Em termos práticos, a aplicação da lei no tempo, visa o cumprimento de objetivos – prosseguidos pelo Estado português, que este assumiu diante de outras Instituições (como as da União Europeia), ou que tenha criado diante do novo contexto social.
A “Agenda do Trabalho Digno” constitui exemplo do que se pretende expor, podendo esta ser separada em duas importantes metas.
A primeira meta é diante da OIT (ver aqui e aqui), organização esta que em lado algum é referenciada no preâmbulo da lei, ou em trabalhos preparatórios.
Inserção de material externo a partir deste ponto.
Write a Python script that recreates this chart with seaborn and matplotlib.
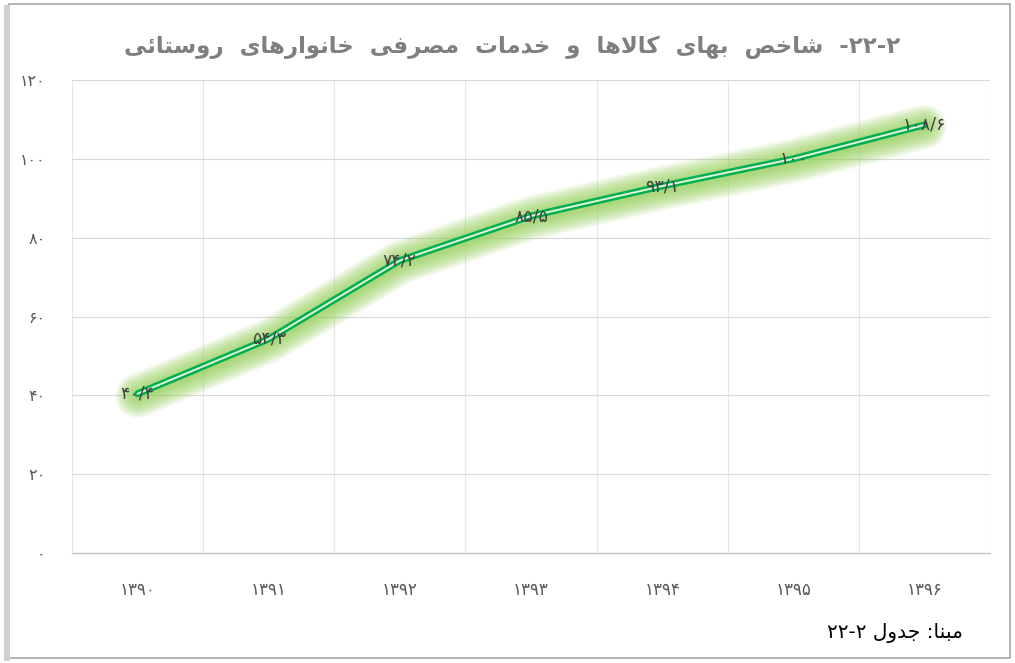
import numpy as np
import pandas as pd
import matplotlib
matplotlib.use('Agg')
import matplotlib.pyplot as plt
import matplotlib.transforms as mtransforms
import seaborn as sns
from matplotlib.patches import Rectangle
from matplotlib.ticker import FixedLocator

# data
years = ['1390', '1391', '1392', '1393', '1394', '1395', '1396']
index_values = [40.4, 54.3, 74.2, 85.5, 93.1, 100, 108.6]
y_ticks = [0, 20, 40, 60, 80, 100, 120]

title_words = 'شاخص بهای کالاها و خدمات مصرفی خانوارهای روستائی'
title_number = '  -۲۲-۲'
source_words = 'مبنا: جدول'
source_number = '۲۲-۲ '

# --- tiny arabic/persian shaper (matplotlib has no bidi / shaping) ---
DUAL = {
    'ب': (0xFE8F, 0xFE90, 0xFE91, 0xFE92),
    'ت': (0xFE95, 0xFE96, 0xFE97, 0xFE98),
    'ج': (0xFE9D, 0xFE9E, 0xFE9F, 0xFEA0),
    'خ': (0xFEA5, 0xFEA6, 0xFEA7, 0xFEA8),
    'س': (0xFEB1, 0xFEB2, 0xFEB3, 0xFEB4),
    'ش': (0xFEB5, 0xFEB6, 0xFEB7, 0xFEB8),
    'ص': (0xFEB9, 0xFEBA, 0xFEBB, 0xFEBC),
    'ف': (0xFED1, 0xFED2, 0xFED3, 0xFED4),
    'ک': (0xFB8E, 0xFB8F, 0xFB90, 0xFB91),
    'ل': (0xFEDD, 0xFEDE, 0xFEDF, 0xFEE0),
    'م': (0xFEE1, 0xFEE2, 0xFEE3, 0xFEE4),
    'ن': (0xFEE5, 0xFEE6, 0xFEE7, 0xFEE8),
    'ه': (0xFEE9, 0xFEEA, 0xFEEB, 0xFEEC),
    'ی': (0xFBFC, 0xFBFD, 0xFBFE, 0xFBFF),
    'ئ': (0xFE89, 0xFE8A, 0xFE8B, 0xFE8C),
}
RIGHT = {
    'ا': (0xFE8D, 0xFE8E),
    'د': (0xFEA9, 0xFEAA),
    'ر': (0xFEAD, 0xFEAE),
    'و': (0xFEED, 0xFEEE),
}


def shape_rtl(text):
    out = []
    i = 0
    n = len(text)
    while i < n:
        c = text[i]
        prev = text[i - 1] if i > 0 else ''
        nxt = text[i + 1] if i + 1 < n else ''
        joins_prev = prev in DUAL
        if c == 'ل' and nxt == 'ا':
            out.append(chr(0xFEFC if joins_prev else 0xFEFB))
            i += 2
            continue
        if c in DUAL:
            joins_next = nxt in DUAL or nxt in RIGHT
            iso, fin, ini, med = DUAL[c]
            if joins_prev and joins_next:
                out.append(chr(med))
            elif joins_prev:
                out.append(chr(fin))
            elif joins_next:
                out.append(chr(ini))
            else:
                out.append(chr(iso))
        elif c in RIGHT:
            iso, fin = RIGHT[c]
            out.append(chr(fin if joins_prev else iso))
        else:
            out.append(c)
        i += 1
    return ''.join(reversed(out))


def to_fa(s):
    return str(s).translate(str.maketrans('0123456789', '۰۱۲۳۴۵۶۷۸۹'))


df = pd.DataFrame({'year': [to_fa(y) for y in years], 'value': index_values})

sns.set_theme(style='white')
plt.rcParams['font.family'] = ['DejaVu Sans']

fig = plt.figure(figsize=(10.15, 6.63), dpi=100)
ax = fig.add_axes([0.0709, 0.1659, 0.9045, 0.7134])

# soft glow behind the line, nudged a little downward
shift = mtransforms.offset_copy(ax.transData, fig=fig, x=0, y=-2, units='dots')
for lw in np.arange(32, 5, -2):
    sns.lineplot(data=df, x='year', y='value', ax=ax, color='#8fcf50',
                 linewidth=lw, alpha=0.085, legend=False,
                 solid_capstyle='round', solid_joinstyle='round')
    ax.lines[-1].set_transform(shift)
# double green line
sns.lineplot(data=df, x='year', y='value', ax=ax, color='#00b050',
             linewidth=5.0, legend=False, solid_joinstyle='round')
sns.lineplot(data=df, x='year', y='value', ax=ax, color='#e4f4da',
             linewidth=1.4, legend=False, solid_joinstyle='round')

for i, v in enumerate(index_values):
    lab = to_fa(('%g' % v).replace('.', '/'))
    ax.text(i, v, lab, ha='center', va='center', fontsize=12.5,
            color='#404040', zorder=5)

ax.set_xlim(-0.5, len(years) - 0.5)
ax.set_ylim(0, 120)
ax.set_yticks(y_ticks)
ax.set_yticklabels([to_fa(t) for t in y_ticks])
ax.xaxis.set_minor_locator(FixedLocator(np.arange(-0.5, len(years), 1)))
ax.grid(axis='y', which='major', color='#d9d9d9', linewidth=0.8)
ax.grid(axis='x', which='minor', color='#e6e6e6', linewidth=0.8)
ax.set_axisbelow(True)
ax.tick_params(axis='both', which='both', length=0)
ax.tick_params(axis='y', pad=19, labelsize=11.5, labelcolor='#595959')
ax.tick_params(axis='x', pad=20, labelsize=12, labelcolor='#595959')
ax.set_xlabel('')
ax.set_ylabel('')
for s in ['top', 'right', 'left']:
    ax.spines[s].set_visible(False)
ax.spines['bottom'].set_color('#bfbfbf')
ax.spines['bottom'].set_linewidth(0.9)

title_vis = shape_rtl(title_words).replace(' ', '  ') + title_number
fig.text(0.505, 0.929, title_vis, ha='center', va='center', fontsize=16.5,
         fontweight='bold', color='#7f7f7f')
fig.text(0.949, 0.046, source_number + shape_rtl(source_words),
         ha='right', va='center', fontsize=14.5, color='#000000')

# frame around the chart
fig.patches.append(Rectangle((0.009, 0.008), 0.986, 0.986, transform=fig.transFigure,
                             fill=False, edgecolor='#a6a6a6', linewidth=1.2))
fig.patches.append(Rectangle((0.004, 0.003), 0.006, 0.99, transform=fig.transFigure,
                             facecolor='#d0d0d0', edgecolor='none'))

fig.savefig('out.png', dpi=100)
O que é de estranhar, sendo esta uma das Fontes matriciais no âmbito do trabalho digno.
A segunda meta é expressa, diante da União Europeia, no objeto do Decreto da AR n.º 36/XV, que altera o Código do Trabalho e Legislação Conexa, no âmbito da Agenda do Trabalho Digno, designadamente: (i) a Diretiva 2019/1152, do Parlamento Europeu e do Conselho, de 20 de junho de 2019, relativa a condições de trabalho transparentes e previsíveis na União Europeia; (ii) Diretiva (UE) 2019/1158, do Parlamento Europeu e do Conselho, de 20 de junho de 2019, relativa à conciliação entre a vida profissional e a vida familiar dos progenitores e cuidadores e que revoga a Diretiva 2010/18/UE do Conselho.
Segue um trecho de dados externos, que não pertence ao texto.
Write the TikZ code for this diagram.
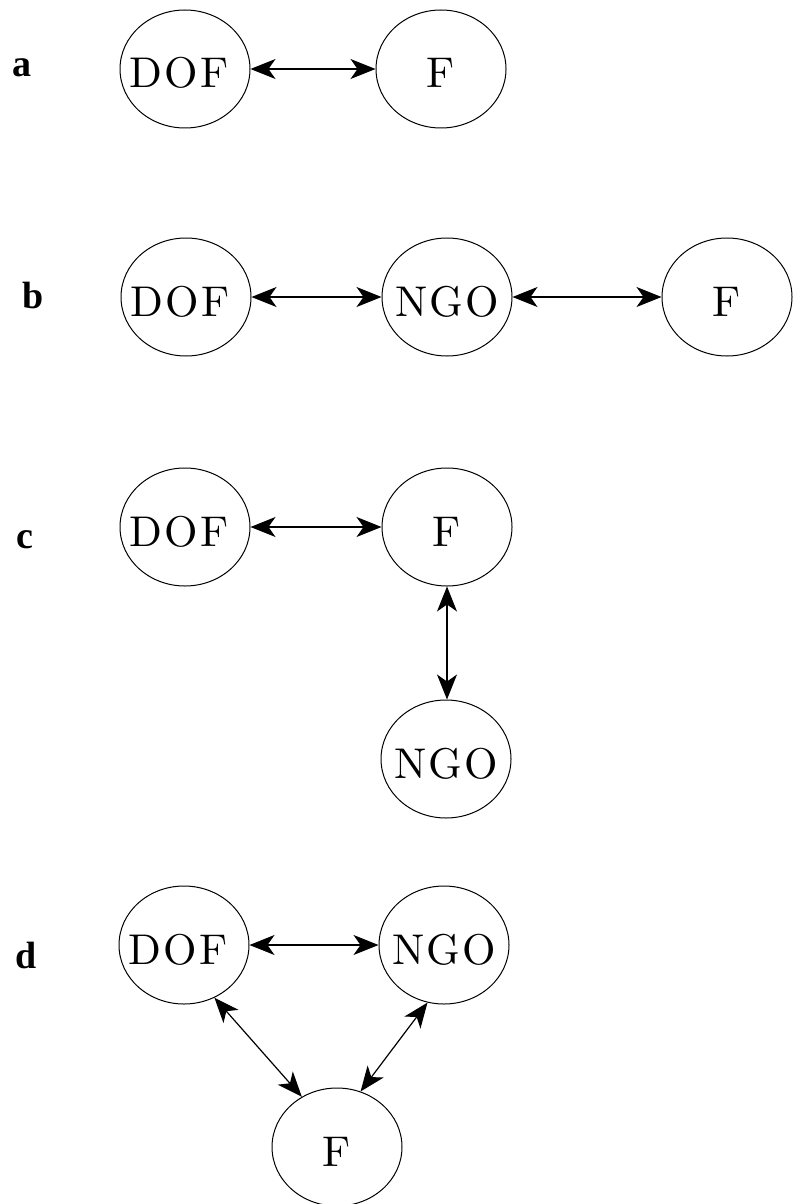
\documentclass[tikz,border=0pt]{standalone}
\usepackage{fontspec}
\newfontfamily\labelfont{Liberation Serif}
\newfontfamily\nodefont{lmroman10-regular.otf}[LetterSpace=5]
\usetikzlibrary{shapes.geometric,arrows.meta}
% centred text that does not widen the ellipse
\newcommand{\tag}[1]{\makebox[0pt]{#1}}
\begin{document}
\begin{tikzpicture}[x=1pt,y=-1pt,
  actor/.style={draw,ellipse,line width=1pt,inner sep=0pt,
    minimum width=130pt,minimum height=118pt,
    font=\nodefont\fontsize{43}{50}\selectfont,text height=38pt,text depth=0pt},
  link/.style={line width=1.2pt,{Stealth[length=25pt,width=20pt,inset=7pt]}-{Stealth[length=25pt,width=20pt,inset=7pt]}},
  panel/.style={anchor=base,font=\labelfont\bfseries\fontsize{38}{46}\selectfont}]
\useasboundingbox (0,0) rectangle (795,1204);

% panel a
\node[panel] (la) at (22,77) {a};
\node[actor] (dofa) at (185,69) {\tag{DOF\hspace{12pt}}};
\node[actor] (fa) at (441,69) {\tag{F}};
\draw[link] (dofa) -- (fa);

% panel b
\node[panel] (lb) at (33,308) {b};
\node[actor] (dofb) at (186,297) {\tag{DOF\hspace{12pt}}};
\node[actor] (ngob) at (447,297) {\tag{NGO}};
\node[actor] (fb) at (727,297) {\tag{F}};
\draw[link] (dofb) -- (ngob);
\draw[link] (ngob) -- (fb);

% panel c
\node[panel] (lc) at (25,548) {c};
\node[actor] (dofc) at (185,527) {\tag{DOF\hspace{12pt}}};
\node[actor] (fc) at (447,527) {\tag{F}};
\node[actor] (ngoc) at (446,759) {\tag{NGO}};
\draw[link] (fc.south) -- (fc.south |- ngoc.north);
\draw[link] (dofc) -- (fc);

% panel d
\node[panel] (ld) at (26,968) {d};
\node[actor] (dofd) at (184,945) {\tag{DOF\hspace{12pt}}};
\node[actor] (ngod) at (444,945) {\tag{NGO}};
\node[actor] (fd) at (337,1147) {\tag{F}};
\draw[link] (dofd) -- (ngod);
\draw[link] (dofd.-60) -- (fd.125);
\draw[link] (ngod.-106) -- (fd.67);
\end{tikzpicture}
\end{document}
Relativamente à primeira Diretiva (Transparência), o prazo de transposição estava previsto até ao dia 01.08.2022 (art. 21.º). Já quanto à segunda Diretiva (Conciliação Familiar), o prazo de transposição estava previsto até ao dia 02.08.2022 (art. 20.º). O que explica, por um lado, o curtíssimo prazo para a entrada em vigor, face ao incumprimento, mas também a técnica de transposição quase acrítica e automática por parte do legislador português.
Atendendo, agora, a datas relevantes, sobre a aplicação da lei no tempo – quanto a apenas dois exemplos, acerca das respetivas disposições mais genéricas:
Norma geral quanto à alteração ao Código do Trabalho (cfr. art. 37.º/ 1 do Decreto). | “(…) entra em vigor no primeiro dia do mês seguinte ao da sua publicação”, o que corresponde a 01.04.2023. |
Novo regime do serviço doméstico (cfr. art. 38.º do Decreto). | “(…) entra em vigor decorridos 60 dias após a sua publicação”. Se se assumir a data de publicação do Decreto em DRE, em suplemento sumário, a 06.03.2023, entrará em vigor no dia no dia 05.05.2023. |
A aplicação da lei no tempo não configura um tema simples, pelo que existem outras disposições, específicas, sobre a aplicação de institutos mais sensíveis. Vejamos, uma vez mais, alguns exemplos:
A propósito das compensações pela cessação do contrato de trabalho (regime do art. 366.º CT) | “O constante da nova redação dada ao n.º 1 do artigo 366.º do Código do Trabalho, apenas se aplica ao período da duração da relação contratual contado do início da vigência e produção de efeitos da presente lei”, cfr. art. 35.º/2 do Decreto. Ex: Um contrato de trabalho celebrado a 01.01.2020 que cessa, sob o regime do art. 366.º, a 01.05.2023, seguirá o seguinte esquema. Lei antiga será aplicável desde 01.01.2020 até 31.03.2023 (compensação antiga); Lei nova será aplicável desde 01.04.2023 até 01.05.2023 (nova compensação) – o que corresponde a um mês sob o novo regime de compensação. |
Contratos de trabalho a termo resolutivo (admissibilidade, renovação e duração) e renovação dos contratos de trabalho temporário. | “O regime estabelecido no Código do Trabalho, com a redação dada pela presente lei, não se aplica aos contratos de trabalho a termo resolutivo, no que respeita à sua admissibilidade, renovação e duração, e à renovação dos contratos de trabalho temporário, uns e outros celebrados antes da entrada em vigor da referida lei”, cfr. art. 35.º/6 do Decreto. Assim, quanto a contratos de trabalho a termo anteriores a 01.04.2023: – Salvaguardam-se os fundamentos iniciais; – A renovação determinada pelas partes; – E a duração do termo. Nota: Devem, contudo, respeitar os postulados da lei antiga. |
Este excerto constitui apenas um mero exercício com as datas e normativos previstos em DRE, II Série-A, N.º 178 – de segunda-feira, 6 de março de 2023. As críticas e propostas adiantadas não dispensam, pois, a devida consulta da lei quando efetivamente em vigor.
Estaremos, como sempre, atentos a desenvolvimentos futuros.